Buying and drinking wine can be intimidating. There's so much to know, and so many ways to reveal your ignorance. If you're completely befuddled by wine and how to describe it, don't worry, you're not alone.
A study by Dr. Adrian C. North during his time at Heriot Watt University in Scotland shows that people tend to describe the wine they're drinking in terms identical to music that is also playing at the same time.
For example, when the researchers played a "powerful and heavy" song, descriptions of a white wine as also being "powerful and heavy" were 32% higher. When a "zingy and refreshing" song was played as drinkers sipped red wine, "zingy and refreshing" descriptors were 43% higher.
Alas, according to Dr. North, while playing different types of music will definitely affect how we perceive and describe the wine, it won't make bad vino taste any better. For that, there are other things that can be done.
We associate what we hear with what's in our mouth, thanks to an effect called cognitive priming. Music works its way into our brain and activates, or primes, information stored there.
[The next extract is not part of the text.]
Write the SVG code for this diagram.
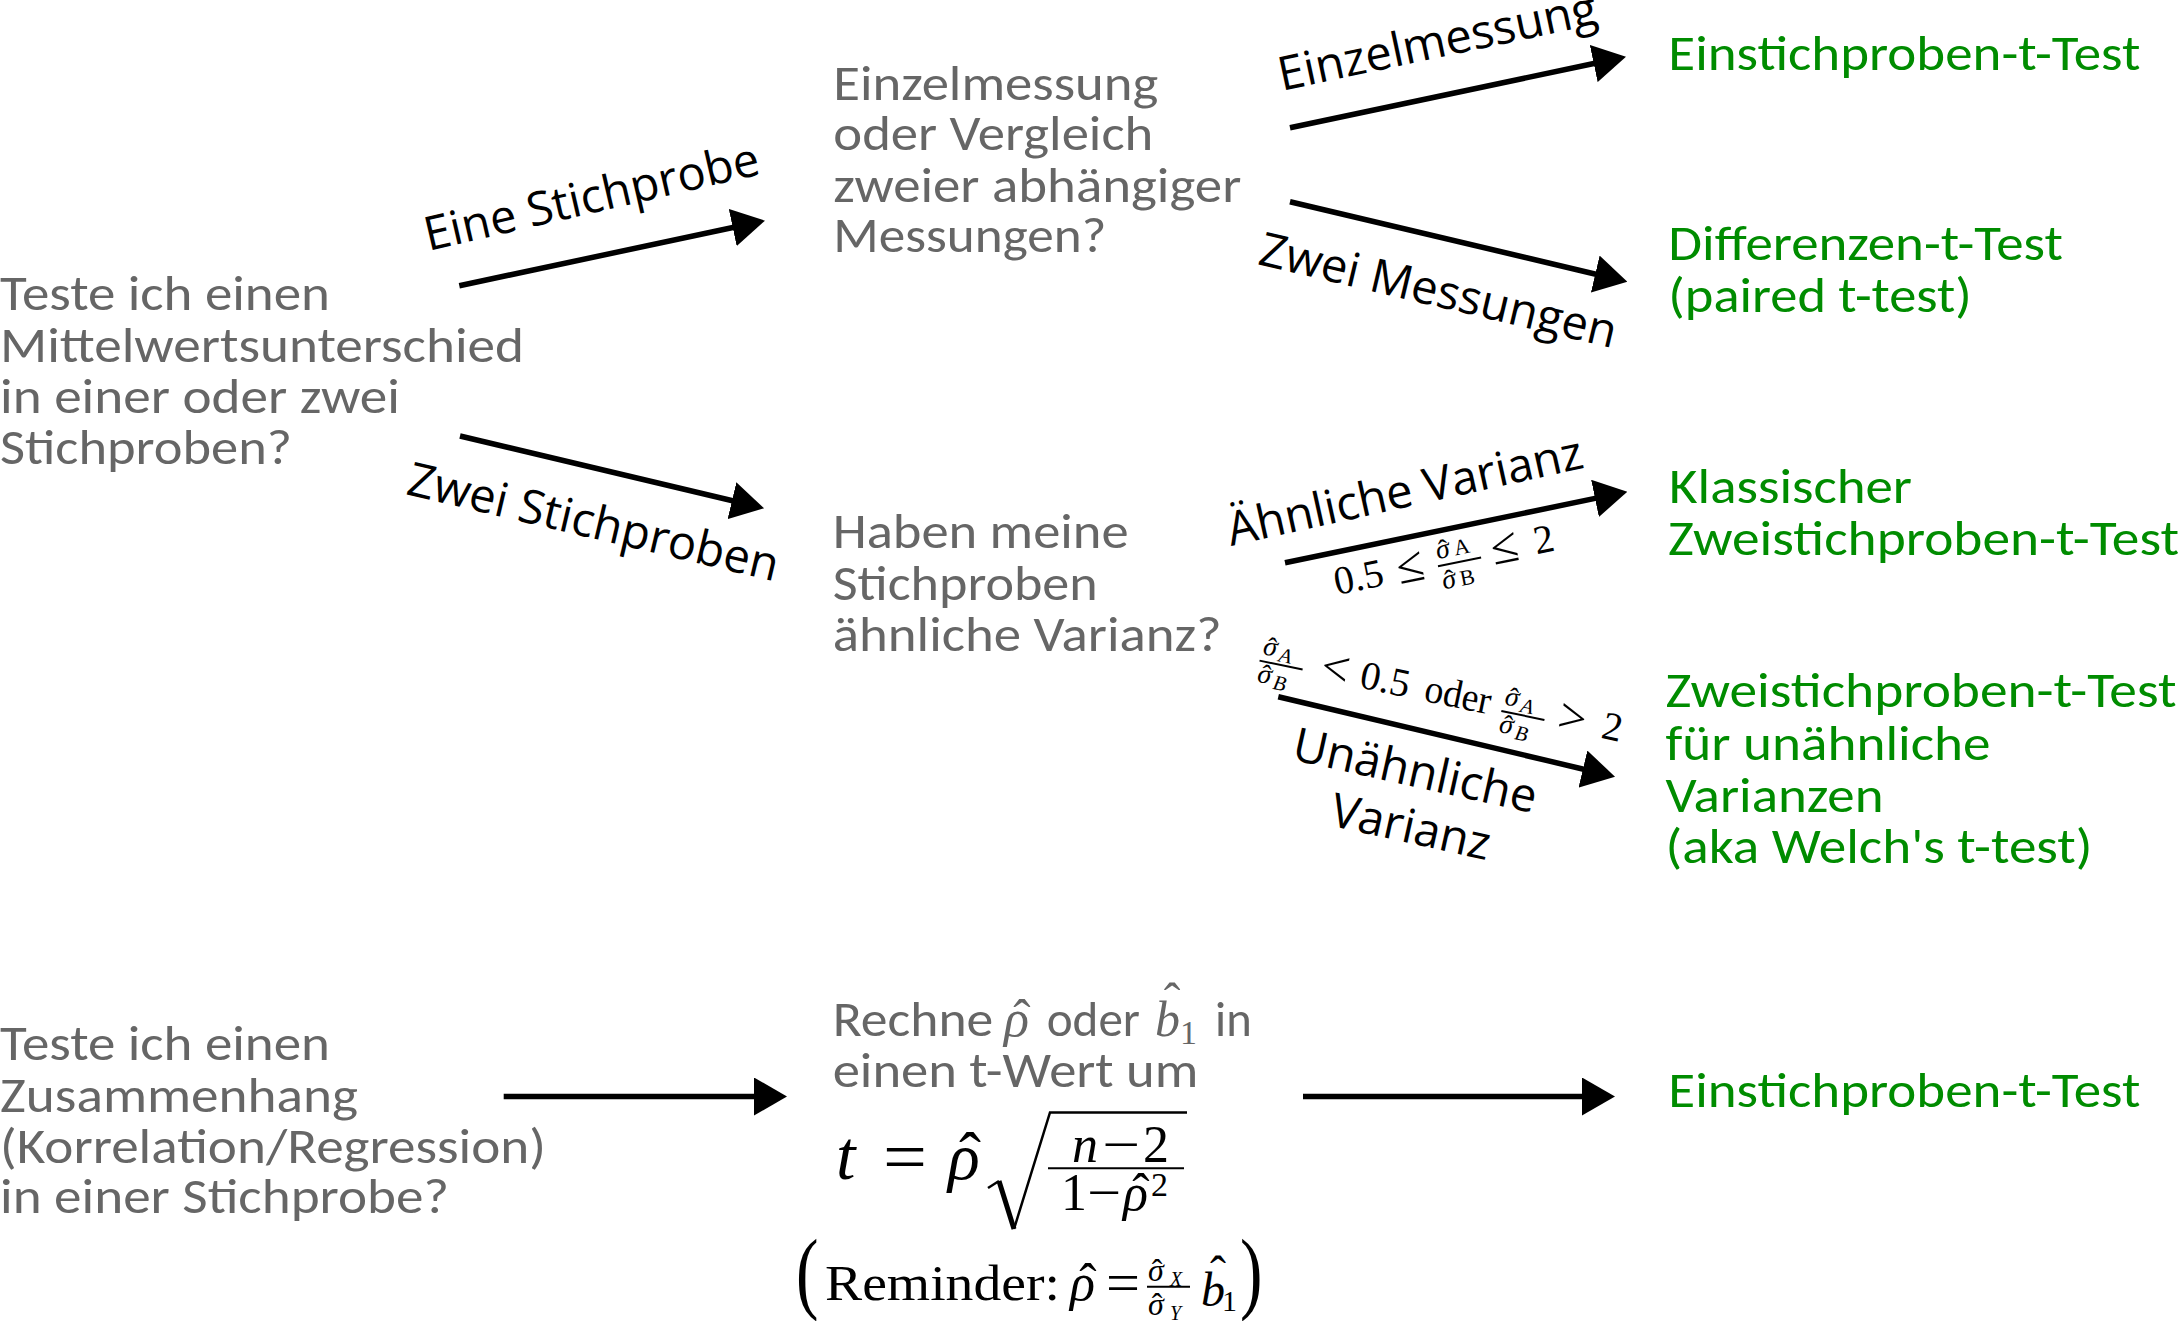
<svg xmlns="http://www.w3.org/2000/svg" width="2180" height="1321" viewBox="0 0 2180 1321">
<defs>
<marker id="ah" markerUnits="userSpaceOnUse" markerWidth="33" markerHeight="38" viewBox="0 0 33 38" refX="5" refY="19" orient="auto"><path d="M0,0 L33,19 L0,38 z" fill="#000"/></marker>
<style>
.q{font-family:Carlito,Lato,'Open Sans',sans-serif;font-size:49px;fill:#666666;}
.r{font-family:Carlito,Lato,'Open Sans',sans-serif;font-size:49px;fill:#008c00;}
.l{font-family:'Open Sans','Noto Sans',sans-serif;font-size:47px;fill:#000;}
.m{font-family:'Liberation Serif','DejaVu Serif',serif;fill:#000;}
.mg{font-family:'Liberation Serif','DejaVu Serif',serif;fill:#666666;}
.i{font-style:italic;}
.c{stroke:#000;stroke-width:5.5;fill:none;marker-end:url(#ah);}
.bar{stroke:#000;stroke-width:2;}
</style>
</defs>
<rect width="2180" height="1321" fill="#fff"/>

<g id="connectors">
<line class="c" x1="459.3" y1="285.7" x2="737.6" y2="226.5"/>
<line class="c" x1="460" y1="436" x2="736.8" y2="501.8"/>
<line class="c" x1="1290" y1="127.7" x2="1598.6" y2="62.5"/>
<line class="c" x1="1290" y1="201.7" x2="1600.1" y2="275.2"/>
<line class="c" x1="1285" y1="562.7" x2="1599.9" y2="497.4"/>
<line class="c" x1="1278.3" y1="696.7" x2="1587.8" y2="770.2"/>
<line class="c" x1="503.7" y1="1096.5" x2="759" y2="1096.5"/>
<line class="c" x1="1303" y1="1096.5" x2="1587" y2="1096.5"/>
</g>

<g id="edge-labels">
<text class="l" transform="translate(428.3,251) rotate(-13)">Eine Stichprobe</text>
<text class="l" transform="translate(405,494) rotate(13.3)">Zwei Stichproben</text>
<text class="l" transform="translate(1281.7,91) rotate(-12)">Einzelmessung</text>
<text class="l" transform="translate(1256.7,264) rotate(13.3)">Zwei Messungen</text>
<text class="l" transform="translate(1231,546) rotate(-12.5)">Ähnliche Varianz</text>
<g transform="translate(1411.7,786.3) rotate(12.5)">
<text class="l" text-anchor="middle" x="0" y="0">Unähnliche</text>
<text class="l" text-anchor="middle" x="8" y="56">Varianz</text>
</g>
<g id="cond-similar" transform="translate(1336.7,595) rotate(-11.5)">
<text class="m" font-size="40" x="0" y="0">0.5</text>
<text class="m" font-size="50" x="64" y="2">≤</text>
<text class="m i" font-size="28" x="106" y="-15">σ</text>
<text class="m" font-size="28" x="114" y="-14" text-anchor="middle">ˆ</text>
<text class="m" font-size="22" x="124" y="-15">A</text>
<line class="bar" x1="105" y1="-8" x2="149" y2="-8" stroke-width="1.6"/>
<text class="m i" font-size="28" x="106" y="16">σ</text>
<text class="m" font-size="28" x="114" y="17" text-anchor="middle">ˆ</text>
<text class="m" font-size="22" x="124" y="16">B</text>
<text class="m" font-size="50" x="160" y="2">≤</text>
<text class="m" font-size="40" x="204" y="0">2</text>
</g>
<g id="cond-dissimilar" transform="translate(1258.3,666.5) rotate(11.76)">
<text class="m i" font-size="28" x="1" y="-13">σ</text>
<text class="m" font-size="28" x="9" y="-12" text-anchor="middle">ˆ</text>
<text class="m i" font-size="21" x="18" y="-9">A</text>
<line class="bar" x1="0" y1="-6" x2="44" y2="-6" stroke-width="1.6"/>
<text class="m i" font-size="28" x="1" y="15">σ</text>
<text class="m" font-size="28" x="9" y="16" text-anchor="middle">ˆ</text>
<text class="m i" font-size="21" x="18" y="19">B</text>
<text class="m" font-size="50" x="62" y="2">&lt;</text>
<text class="m" font-size="40" x="102" y="0">0.5</text>
<text class="m" font-size="40" x="168" y="0" textLength="67" lengthAdjust="spacingAndGlyphs">oder</text>
<text class="m i" font-size="28" x="248" y="-13">σ</text>
<text class="m" font-size="28" x="256" y="-12" text-anchor="middle">ˆ</text>
<text class="m i" font-size="21" x="265" y="-9">A</text>
<line class="bar" x1="247" y1="-6" x2="291" y2="-6" stroke-width="1.6"/>
<text class="m i" font-size="28" x="248" y="15">σ</text>
<text class="m" font-size="28" x="256" y="16" text-anchor="middle">ˆ</text>
<text class="m i" font-size="21" x="265" y="19">B</text>
<text class="m" font-size="50" x="304" y="2">&gt;</text>
<text class="m" font-size="40" x="349" y="0">2</text>
</g>
</g>

<g id="q-mean">
<text class="q" x="0" y="310" textLength="330" lengthAdjust="spacingAndGlyphs">Teste ich einen</text>
<text class="q" x="0" y="361.7" textLength="524" lengthAdjust="spacingAndGlyphs">Mittelwertsunterschied</text>
<text class="q" x="0" y="413" textLength="400" lengthAdjust="spacingAndGlyphs">in einer oder zwei</text>
<text class="q" x="0" y="464" textLength="292" lengthAdjust="spacingAndGlyphs">Stichproben?</text>
</g>

<g id="q-single">
<text class="q" x="833.3" y="100" textLength="325" lengthAdjust="spacingAndGlyphs">Einzelmessung</text>
<text class="q" x="833.3" y="150" textLength="320" lengthAdjust="spacingAndGlyphs">oder Vergleich</text>
<text class="q" x="833.3" y="201.7" textLength="408" lengthAdjust="spacingAndGlyphs">zweier abhängiger</text>
<text class="q" x="833.3" y="251.7" textLength="273" lengthAdjust="spacingAndGlyphs">Messungen?</text>
</g>

<g id="q-variance">
<text class="q" x="832.7" y="548.3" textLength="296" lengthAdjust="spacingAndGlyphs">Haben meine</text>
<text class="q" x="832.7" y="600" textLength="265" lengthAdjust="spacingAndGlyphs">Stichproben</text>
<text class="q" x="832.7" y="650.7" textLength="389" lengthAdjust="spacingAndGlyphs">ähnliche Varianz?</text>
</g>

<g id="r-one-sample">
<text class="r" x="1668.3" y="70" textLength="472" lengthAdjust="spacingAndGlyphs">Einstichproben-t-Test</text>
</g>

<g id="r-paired">
<text class="r" x="1668.3" y="260" textLength="394.5" lengthAdjust="spacingAndGlyphs">Differenzen-t-Test</text>
<text class="r" x="1668.3" y="311.7" textLength="303.5" lengthAdjust="spacingAndGlyphs">(paired t-test)</text>
</g>

<g id="r-classic">
<text class="r" x="1669" y="503.3" textLength="243" lengthAdjust="spacingAndGlyphs">Klassischer</text>
<text class="r" x="1668" y="555" textLength="511" lengthAdjust="spacingAndGlyphs">Zweistichproben-t-Test</text>
</g>

<g id="r-welch">
<text class="r" x="1665.5" y="706.7" textLength="511" lengthAdjust="spacingAndGlyphs">Zweistichproben-t-Test</text>
<text class="r" x="1665.5" y="760" textLength="325" lengthAdjust="spacingAndGlyphs">für unähnliche</text>
<text class="r" x="1665.5" y="811.7" textLength="218" lengthAdjust="spacingAndGlyphs">Varianzen</text>
<text class="r" x="1665.5" y="863.3" textLength="427" lengthAdjust="spacingAndGlyphs">(aka Welch's t-test)</text>
</g>

<g id="q-correlation">
<text class="q" x="0" y="1060" textLength="330" lengthAdjust="spacingAndGlyphs">Teste ich einen</text>
<text class="q" x="0" y="1111.7" textLength="358" lengthAdjust="spacingAndGlyphs">Zusammenhang</text>
<text class="q" x="0" y="1163.3" textLength="546" lengthAdjust="spacingAndGlyphs">(Korrelation/Regression)</text>
<text class="q" x="0" y="1213.3" textLength="449" lengthAdjust="spacingAndGlyphs">in einer Stichprobe?</text>
</g>

<g id="n-convert">
<text class="q" x="832.7" y="1036" textLength="160.6" lengthAdjust="spacingAndGlyphs">Rechne</text>
<text class="mg i" font-size="52" x="1004" y="1036">ρ</text>
<text class="mg" font-size="52" x="1022" y="1036" text-anchor="middle">ˆ</text>
<text class="q" x="1046.7" y="1036" textLength="93.3" lengthAdjust="spacingAndGlyphs">oder</text>
<text class="mg i" font-size="50" x="1155" y="1036">b</text>
<text class="mg" font-size="50" x="1172" y="1018" text-anchor="middle">ˆ</text>
<text class="mg" font-size="34" x="1180" y="1044">1</text>
<text class="q" x="1215" y="1036" textLength="36.7" lengthAdjust="spacingAndGlyphs">in</text>
<text class="q" x="832.7" y="1087.3" textLength="365.6" lengthAdjust="spacingAndGlyphs">einen t-Wert um</text>

<text class="m i" font-size="70" x="836" y="1179">t</text>
<text class="m" font-size="72" x="883" y="1181" textLength="44" lengthAdjust="spacingAndGlyphs">=</text>
<text class="m i" font-size="66" x="948" y="1179">ρ</text>
<text class="m" font-size="66" x="970" y="1178" text-anchor="middle">ˆ</text>
<path d="M988,1188 L999,1181" stroke="#000" stroke-width="2.5" fill="none"/>
<path d="M999,1181 L1014,1229" stroke="#000" stroke-width="5" fill="none"/>
<path d="M1014,1229 L1050,1112.5 L1187,1112.5" stroke="#000" stroke-width="2.5" fill="none"/>
<text class="m i" font-size="52" x="1072" y="1161.7">n</text>
<text class="m" font-size="52" x="1102" y="1161.7" textLength="38" lengthAdjust="spacingAndGlyphs">−</text>
<text class="m" font-size="52" x="1143" y="1161.7">2</text>
<line class="bar" x1="1048" y1="1168.3" x2="1184" y2="1168.3" stroke-width="2.5"/>
<text class="m" font-size="52" x="1061" y="1210">1</text>
<text class="m" font-size="52" x="1087" y="1210" textLength="34" lengthAdjust="spacingAndGlyphs">−</text>
<text class="m i" font-size="52" x="1123" y="1210">ρ</text>
<text class="m" font-size="52" x="1141" y="1210" text-anchor="middle">ˆ</text>
<text class="m" font-size="34" x="1151" y="1196">2</text>

<text class="m" font-size="90" x="796" y="1302" transform="translate(796,0) scale(0.75,1) translate(-796,0)">(</text>
<text class="m" font-size="50" x="825" y="1300" textLength="235" lengthAdjust="spacingAndGlyphs">Reminder:</text>
<text class="m i" font-size="52" x="1070" y="1300">ρ</text>
<text class="m" font-size="52" x="1088" y="1300" text-anchor="middle">ˆ</text>
<text class="m" font-size="56" x="1106" y="1302" textLength="34" lengthAdjust="spacingAndGlyphs">=</text>
<text class="m i" font-size="32" x="1148" y="1281">σ</text>
<text class="m" font-size="32" x="1157" y="1281" text-anchor="middle">ˆ</text>
<text class="m i" font-size="20" x="1170" y="1286">X</text>
<line class="bar" x1="1147" y1="1286.7" x2="1190" y2="1286.7" stroke-width="2"/>
<text class="m i" font-size="32" x="1148" y="1315">σ</text>
<text class="m" font-size="32" x="1157" y="1315" text-anchor="middle">ˆ</text>
<text class="m i" font-size="20" x="1170" y="1320">Y</text>
<text class="m i" font-size="48" x="1201" y="1306">b</text>
<text class="m" font-size="48" x="1218" y="1290" text-anchor="middle">ˆ</text>
<text class="m" font-size="30" x="1222" y="1311">1</text>
<text class="m" font-size="90" x="1240" y="1302" transform="translate(1240,0) scale(0.75,1) translate(-1240,0)">)</text>
</g>

<g id="r-one-sample-2">
<text class="r" x="1668.3" y="1106.7" textLength="472" lengthAdjust="spacingAndGlyphs">Einstichproben-t-Test</text>
</g>
</svg>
For example, hearing Nirvana might bring back memories of flannel shirts, guys with swinging long hair, and the grunge style of the '90s. Nirvana drummer Dave Grohl proves how effective music is at priming: "When I listen back to this stuff [Nirvana's music], it's like it makes me sort of feel the way I felt then, because it's so real."
Once cognitive priming has prepped our brains with memories of how this gritty band rocked in their heyday, it leads us to associate those thoughts with the wine in our glass. Priming doesn't actually affect our taste buds at all, but as you can see from the study's results, it tricks us into changing our perceptions.
Want your customers to buy French wine? Then play French music. At least, that's what a 1997 study led by Dr. North showed. Another study (also headed up by Dr. North) showed that playing classical music leads people to spend more in restaurants as opposed to playing pop music or no music at all.
Meanwhile, an older study by marketing experts Charles Areni and David Kim when they were at Texas Tech University shows that people buy more expensive wines when classical music is playing in the background versus the Top 40. So if you're trying to save money when you walk into a wine shop, head back outside if you hear Mozart.